Confusion Matrix And Cyber Security

What is Confusion matrix?

The confusion matrix is one of the most popular and widely used performance measurement techniques for classification models. While it is super easy to understand, its terminology can be a bit confusing.
Therefore, keeping the above premise under consideration, this article aims to clear the “fog” around this amazing model evaluation system.
To get things started, I have included a working example of this matrix to make things simple and easy to understand. However, the application of this technique can be used in more than two classes.

Understanding Accuracy Of Confusion Matrix

Accuracy is defined as the number of true positives and negatives divided by the sum of the true positives and negatives and the sum of false positives and negatives.

             no. of true positives + no. of true negatives
Acurracy= ----------------------------------------------------
(no.of true positives + no. of true negatives + +no. of false positives + no.of false negatives)

Basic Terms to Keep in Mind

  1. True Positive (TP): These are the events that were correctly predicted by the model as “occurred = Yes.”
  2. True Negative (TN): These are the events that were correctly predicted by the model as “not occurred = No.”
  3. False Positive (FP): These are the events that were predicted as “occurred = Yes,” but in reality, it was “not occurred = No.”
  4. False Negative (FN): This is the opposite of FP, i.e. predicted as “not occurred = No,” but in reality, it was “occurred = Yes.”

What is Cyber Security?

Cybersecurity is the practice of protecting systems, networks, and programs from digital attacks, here digital attacks can be stealing information or spying on another system, and much more. There are cybersecurity experts present whose work is to protect users or prevent the digital attack, here digital attack is also known as cybercrime.

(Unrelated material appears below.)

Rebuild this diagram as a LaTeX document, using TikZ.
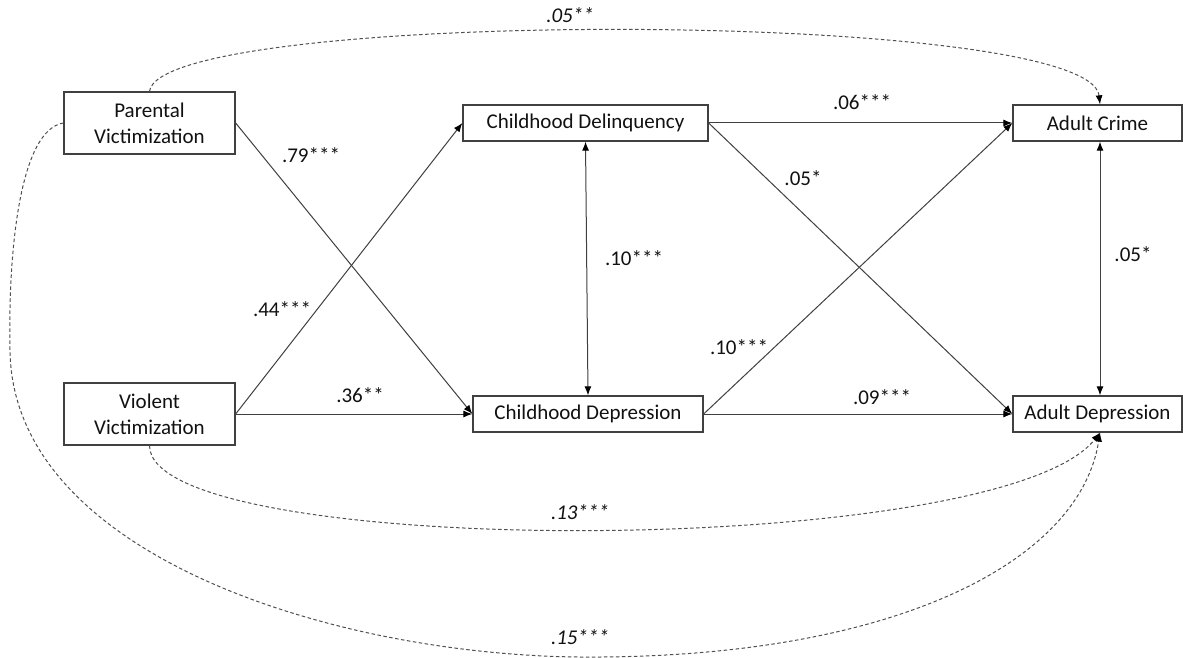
\documentclass[tikz,border=0pt]{standalone}
\usepackage{fontspec}
\setmainfont{Carlito}
\usetikzlibrary{arrows.meta}
\definecolor{linegray}{HTML}{404040}
\definecolor{dashgray}{HTML}{505050}
\definecolor{txt}{HTML}{111111}
\begin{document}
\begin{tikzpicture}[x=1pt,y=-1pt,
  every node/.style={font=\fontsize{21}{26}\selectfont, text=txt},
  box/.style={draw=linegray, line width=1.3pt, fill=white, inner sep=0pt, align=center},
  tip/.style={},
  path/.style={draw=linegray, line width=1pt, -{Latex[length=9pt,width=7pt,color=black]}},
  cov/.style={draw=linegray, line width=1pt, {Latex[length=9pt,width=7pt,color=black]}-{Latex[length=9pt,width=7pt,color=black]}},
  dpath/.style={draw=dashgray, line width=1pt, dash pattern=on 3.5pt off 2.5pt, -{Latex[length=9pt,width=7pt,color=black]}},
  lbl/.style={inner sep=0pt},
  ilbl/.style={inner sep=0pt, font=\fontsize{21}{26}\selectfont\itshape}]
\useasboundingbox (0,0) rectangle (1183,658);
\fill[white] (0,0) rectangle (1183,658);

% boxes
\node[box, minimum width=171pt, minimum height=62pt] (PV) at (149.5,123) {Parental\\Victimization};
\node[box, minimum width=171pt, minimum height=62pt] (VV) at (149.5,414) {Violent\\Victimization};
\node[box, minimum width=245pt, minimum height=36pt] (CDel) at (585.5,123) {Childhood Delinquency};
\node[box, minimum width=230pt, minimum height=36pt] (CDep) at (588,414) {Childhood Depression};
\node[box, minimum width=169pt, minimum height=36pt] (AC) at (1097.5,123) {Adult Crime};
\node[box, minimum width=169pt, minimum height=36pt] (AD) at (1097.5,414) {Adult Depression};

% solid paths
\draw[path] (PV.east) -- (CDep.west);
\draw[path] (VV.east) -- (CDel.west);
\draw[path] (VV.east) -- (CDep.west);
\draw[path] (CDel.east) -- (AC.west);
\draw[path] (CDel.east) -- (AD.west);
\draw[path] (CDep.east) -- (AC.west);
\draw[path] (CDep.east) -- (AD.west);
\draw[cov] (CDel.south) -- (CDep.north);
\draw[cov] ([xshift=2.5pt]AC.south) -- ([xshift=2.5pt]AD.north);

% dashed paths
\draw[dpath] (PV.north) .. controls (160,8) and (1090,8) .. ([xshift=2.5pt]AC.north);
\draw[dpath] (VV.south) .. controls (150,560) and (1000,560) .. ([xshift=2.5pt]AD.south);
\draw[dpath] (PV.west) .. controls (20,130) and (8,250) .. (10,350)
  .. controls (12,560) and (350,660) .. (600,657)
  .. controls (900,655) and (1080,560) .. ([xshift=2.5pt]AD.south);

% labels
\node[lbl] (l79) at (311,155) {.79***};
\node[lbl] (l44) at (282,309) {.44***};
\node[lbl] (l36) at (360,395) {.36**};
\node[lbl] (l10a) at (634,258) {.10***};
\node[lbl] (l10b) at (739,347) {.10***};
\node[lbl] (l06) at (862,102) {.06***};
\node[lbl] (l05a) at (803,178) {.05*};
\node[lbl] (l09) at (882,397) {.09***};
\node[lbl] (l05b) at (1133,254) {.05*};
\node[ilbl] (l05c) at (570,15) {.05**};
\node[ilbl] (l13) at (580,512) {.13***};
\node[ilbl] (l15) at (580,637) {.15***};
\end{tikzpicture}
\end{document}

Cyber Crimes are increasing day by day, here is some example of cybercrime that took place in 2021 and this will give you the idea that how important is cybersecurity :

  • Australian broadcaster Channel Nine was hit by a cyberattack on 28th March 2021, which rendered the channel unable to air its Sunday news bulletin and several other shows.
  • In March 2021, the London-based Harris Federation suffered a ransomware attack and was forced to “temporarily” disable the devices and email systems of all the 50 secondary and primary academies it manages. This resulted in over 37,000 students being unable to access their coursework and correspondence.
  • A cybercriminal attempted to poison the water supply in Florida and managed by increasing the amount of sodium hydroxide to a potentially dangerous level.
  • Acer suffered a ransomware attack and was asked to pay a ransom of $50 million, which made the record of the largest known ransom to date

Machine Learning benefits Cyber-security.

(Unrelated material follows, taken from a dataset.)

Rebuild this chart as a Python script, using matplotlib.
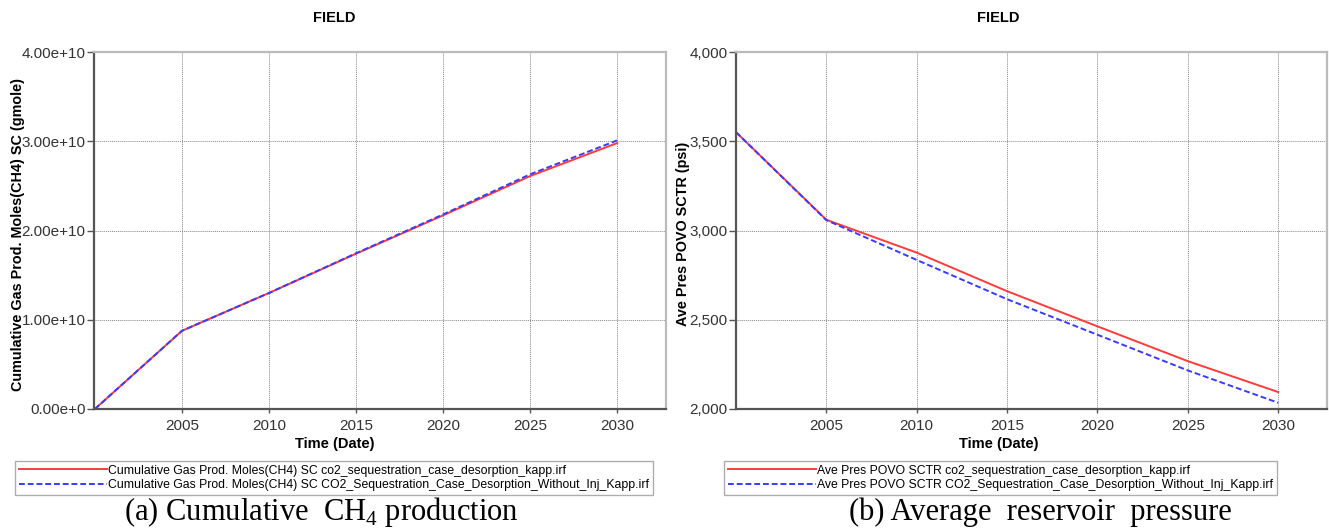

We all know that as a human being we are slow as compare to machine and for detecting cyber security threats we need a to deploy machine to discover the threats fast. For this we need to train the machine that how to point out the security breach etc. So we train the machine based on historic attacks so that it can detect the threats.

Steps to Improve the model.

Forensic analytics — the combination of advanced analytics, forensic accounting and investigative techniques — is making breakthroughs every day in identifying rare events of fraud, corruption and other schemes. To meet rising regulatory and customer demand for fraud mitigation, forensic analytics can reveal signals of emerging risks months — or sometimes even years — before they happen. Of course, predicting anomalous events can also create false positives.

In an effort to reduce false positives in fraud investigations, careful attention should be spent on steps including:

  1. Create an analytics repository — Consolidate and integrate data from disparate sources so analytical models can take an enterprise-wide approach to anomalous activity detection.
  2. Employ network mapping and analysis — Explore fraudsters’ networks, affinities and relationships, as well as others committing similar illicit acts.
  3. Leverage both supervised and unsupervised modeling — Supervised modeling employs algorithms to sift through data, applying historical fraud patterns and digital fingerprints of fraudsters to new data and scoring the level of risk involved in new events based on historical data. Unsupervised modeling uses algorithms to sift through data independent of patterns relating to known historical cases, looking for new events following unprecedented patterns.
  4. Use natural language processing (NLP) — Sift through unstructured data, including emails, messaging, audio and video files to unearth unexpected nuance to communication or connections otherwise unclear in structured, text-only data. For example, the ability of NLP to analyze word choice, tone and possible stress levels expressed in a voicemail can sometimes offer more insight during investigations than text on page alone could offer.
  5. Training and self-learning: one of the most important thing — Training the ML model to learn from a variety of data sources, such as risk issues the organization has confronted in the past. The corresponding models can adapt over time to future risks.
  6. Feedback and continuous improvement — Incorporate feedback from results of each investigation, from the continually growing body of forensic accounting and investigation knowledge and insight and from the input of stakeholders across the enterprise in an effort to continuously improve forensic analytics solution effectiveness.

All this will help in increasing the accuracy.